Democrats shouting the loudest about Mitt Romney’s reluctance to release his tax returns do not apply the same standards to themselves, according to a McClatchy News Service report.
Rep. Nancy Pelosi of California and Sen. Harry Reid of Nevada, the two Democratic leaders of the Senate and the House of Representatives, are among hundreds of elected officials from both parties who refused to release their tax records, McClatchy reported.
Pelosi said Romney was unfit to serve as President or even in the Cabinet because of his refusal so far to release all of his returns and Reid said Romney wasn’t even fit to be dogcatcher.
But just 17 out of the 535 members of Congress released their most recent tax forms or provided some similar documentation of their tax liabilities in response to requests from McClatchy over the last three months, the news service reported, indicating a double standard.

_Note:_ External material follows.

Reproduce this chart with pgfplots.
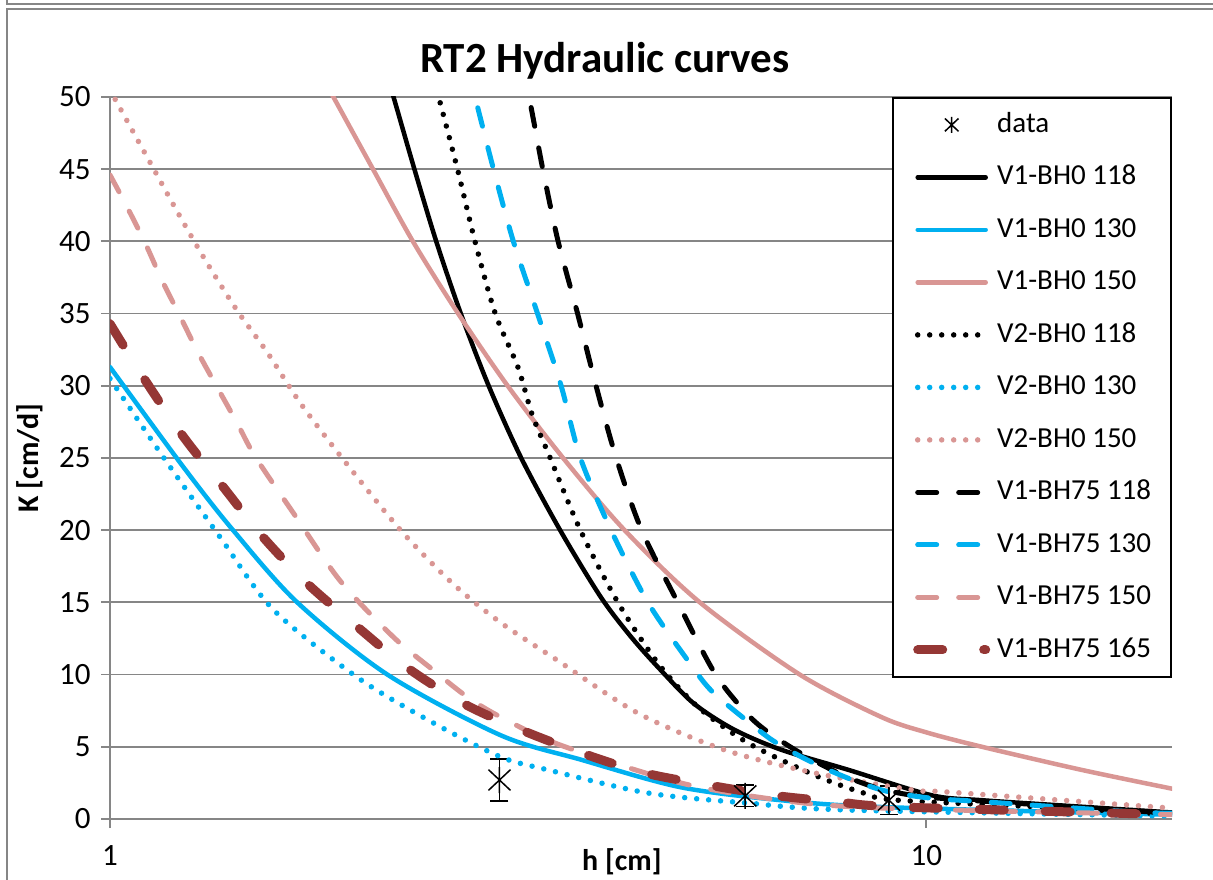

Another 19 members flat out refused and the rest didn’t even bother to respond to McClatchy’s request.
Pelosi aides flat out said no, saying she’s disclosed all that Congress requires.
“The leader has filed a complete financial disclosure report as required by law that includes financial holdings, transactions and other personal information,” Pelosi spokesman Nadeam Elshami told McClatchy.

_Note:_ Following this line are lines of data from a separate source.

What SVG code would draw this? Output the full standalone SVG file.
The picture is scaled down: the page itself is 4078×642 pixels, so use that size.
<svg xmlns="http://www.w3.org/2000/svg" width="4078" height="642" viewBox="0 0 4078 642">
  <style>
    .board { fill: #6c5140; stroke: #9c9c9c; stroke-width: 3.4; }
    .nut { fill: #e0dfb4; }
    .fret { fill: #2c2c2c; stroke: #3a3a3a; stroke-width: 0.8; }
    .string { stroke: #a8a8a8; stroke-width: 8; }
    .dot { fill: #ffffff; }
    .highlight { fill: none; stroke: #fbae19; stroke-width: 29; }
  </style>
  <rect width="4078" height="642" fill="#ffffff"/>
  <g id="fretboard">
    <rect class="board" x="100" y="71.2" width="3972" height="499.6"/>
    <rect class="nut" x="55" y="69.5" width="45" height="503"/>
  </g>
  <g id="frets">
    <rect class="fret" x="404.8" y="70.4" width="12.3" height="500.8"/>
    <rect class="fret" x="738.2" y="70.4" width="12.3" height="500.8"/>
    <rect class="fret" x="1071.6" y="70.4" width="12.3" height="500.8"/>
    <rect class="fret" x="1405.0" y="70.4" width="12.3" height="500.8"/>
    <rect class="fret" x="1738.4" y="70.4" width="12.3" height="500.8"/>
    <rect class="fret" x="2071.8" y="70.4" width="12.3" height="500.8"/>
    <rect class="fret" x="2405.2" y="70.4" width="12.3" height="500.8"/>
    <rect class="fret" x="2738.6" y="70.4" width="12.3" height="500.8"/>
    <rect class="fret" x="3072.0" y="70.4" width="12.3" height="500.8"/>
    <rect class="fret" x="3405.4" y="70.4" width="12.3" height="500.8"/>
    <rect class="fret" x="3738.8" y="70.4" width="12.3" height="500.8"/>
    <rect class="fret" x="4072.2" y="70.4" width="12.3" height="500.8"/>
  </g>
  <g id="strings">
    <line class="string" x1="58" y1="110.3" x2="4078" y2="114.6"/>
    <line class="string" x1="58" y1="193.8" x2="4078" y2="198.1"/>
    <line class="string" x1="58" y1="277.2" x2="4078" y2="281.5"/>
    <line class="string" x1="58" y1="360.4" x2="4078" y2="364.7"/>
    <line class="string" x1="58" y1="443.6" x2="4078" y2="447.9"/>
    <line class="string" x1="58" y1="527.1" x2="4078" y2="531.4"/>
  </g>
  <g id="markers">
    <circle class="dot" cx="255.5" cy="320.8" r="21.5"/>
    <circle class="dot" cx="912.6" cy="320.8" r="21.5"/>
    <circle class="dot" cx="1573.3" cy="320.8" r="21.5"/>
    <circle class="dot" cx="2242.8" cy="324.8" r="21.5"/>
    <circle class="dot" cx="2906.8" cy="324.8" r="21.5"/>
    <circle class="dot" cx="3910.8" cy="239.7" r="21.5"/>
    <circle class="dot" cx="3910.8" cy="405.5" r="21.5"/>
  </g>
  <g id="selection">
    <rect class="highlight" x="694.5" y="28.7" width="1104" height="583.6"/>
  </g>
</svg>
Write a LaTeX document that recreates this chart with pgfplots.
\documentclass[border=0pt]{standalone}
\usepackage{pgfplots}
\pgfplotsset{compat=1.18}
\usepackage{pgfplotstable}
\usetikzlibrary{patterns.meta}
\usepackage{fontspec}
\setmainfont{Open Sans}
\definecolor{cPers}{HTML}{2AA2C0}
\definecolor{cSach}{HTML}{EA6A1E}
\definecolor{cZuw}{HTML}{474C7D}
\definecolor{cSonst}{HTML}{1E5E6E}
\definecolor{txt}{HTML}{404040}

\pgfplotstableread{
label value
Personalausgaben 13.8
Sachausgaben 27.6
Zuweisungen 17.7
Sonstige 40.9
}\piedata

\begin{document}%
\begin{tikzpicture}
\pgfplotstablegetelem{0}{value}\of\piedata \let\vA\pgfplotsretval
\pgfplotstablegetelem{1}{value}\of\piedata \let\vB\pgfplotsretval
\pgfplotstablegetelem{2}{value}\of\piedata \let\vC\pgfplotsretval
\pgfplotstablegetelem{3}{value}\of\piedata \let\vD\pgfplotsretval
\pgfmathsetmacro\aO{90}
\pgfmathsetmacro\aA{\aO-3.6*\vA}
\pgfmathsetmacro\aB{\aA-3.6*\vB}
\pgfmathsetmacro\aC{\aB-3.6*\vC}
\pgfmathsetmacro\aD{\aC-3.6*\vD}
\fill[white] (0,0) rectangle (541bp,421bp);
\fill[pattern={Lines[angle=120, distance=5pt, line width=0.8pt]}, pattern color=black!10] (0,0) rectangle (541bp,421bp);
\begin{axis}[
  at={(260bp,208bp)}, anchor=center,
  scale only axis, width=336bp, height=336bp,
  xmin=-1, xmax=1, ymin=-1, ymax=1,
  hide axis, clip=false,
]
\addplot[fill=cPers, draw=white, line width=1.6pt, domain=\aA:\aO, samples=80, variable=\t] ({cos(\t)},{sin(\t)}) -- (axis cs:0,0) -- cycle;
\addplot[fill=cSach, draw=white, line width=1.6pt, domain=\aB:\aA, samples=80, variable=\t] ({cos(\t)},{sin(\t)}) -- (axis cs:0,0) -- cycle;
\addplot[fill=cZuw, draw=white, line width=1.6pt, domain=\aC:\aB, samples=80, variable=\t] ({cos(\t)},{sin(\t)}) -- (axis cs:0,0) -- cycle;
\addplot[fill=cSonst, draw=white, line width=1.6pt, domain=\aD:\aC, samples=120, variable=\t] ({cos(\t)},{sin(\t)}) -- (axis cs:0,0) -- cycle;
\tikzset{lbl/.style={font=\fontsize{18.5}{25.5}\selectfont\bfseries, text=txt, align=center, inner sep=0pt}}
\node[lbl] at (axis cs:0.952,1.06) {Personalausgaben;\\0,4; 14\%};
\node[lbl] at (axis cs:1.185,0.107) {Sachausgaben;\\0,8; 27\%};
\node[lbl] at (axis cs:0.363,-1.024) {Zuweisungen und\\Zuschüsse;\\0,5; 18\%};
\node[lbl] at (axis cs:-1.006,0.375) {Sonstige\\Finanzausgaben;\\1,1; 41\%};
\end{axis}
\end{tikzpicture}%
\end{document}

The law, written by Congress, requires a broad financial-disclosure statement that offers no direct information on tax liabilities and no requirement for reporting spousal income other than the source – but not the amount – of any income above $1,000. There’s little way of knowing whether that spousal income is $1,001 or $1 million, McClatchy News noted.

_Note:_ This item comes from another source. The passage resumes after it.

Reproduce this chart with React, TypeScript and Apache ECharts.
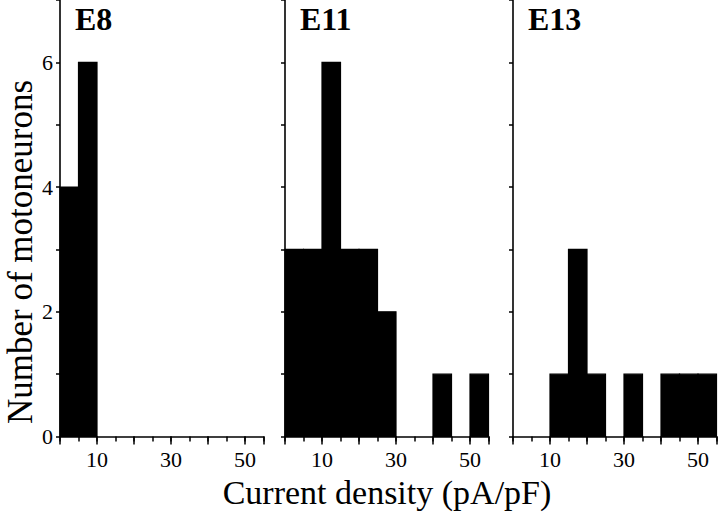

“They just don’t provide the same level of detail as a tax return,” Darrell West of the Brookings Institution told McClatchy News.
“Senior public officials, especially members of Congress and presidential candidates, should be required to disclose their tax returns so that the public can monitor potential conflicts of interest,” Craig Holman, government affairs lobbyist for Public Citizen, a nonpartisan watchdog group, told McClatchy.
Members of Congress aren’t being fully transparent if they don’t divulge their tax information, said Daniel Auble, head of the personal finance project for the Center for Responsive Politics, which tracks financial disclosures by members of Congress and appointees confirmed by Congress.
“Having a clearer picture of lawmakers’ interests . . . is definitely important in making available to the public what possible influence there could be,” Auble told McClatchy. “In terms of transparency, it would be helpful to have more information.”
Sen. Claire McCaskill of Missouri and Rep. Barney Frank of Massachusetts, the senior Democrat on the House Financial Services Committee and a co-author of the Dodd-Frank law tightening regulations on Wall Street, were among the more prominent Democrats who refused to disclose their tax returns to McClatchy.
And Rep. Debbie Wasserman Schultz of Florida, the chairwoman of the Democratic National Committee who has blasted Romney’s refusal to release more tax returns, also refused to disclose her returns, saying she wouldn’t because she wasn’t running for president.
Rep. Gary Ackerman of New York responded to McClatchy’s request by turning the table on the news organization: “First your publishers and editors and execs should publish their tax returns. They have great influence over public policy.”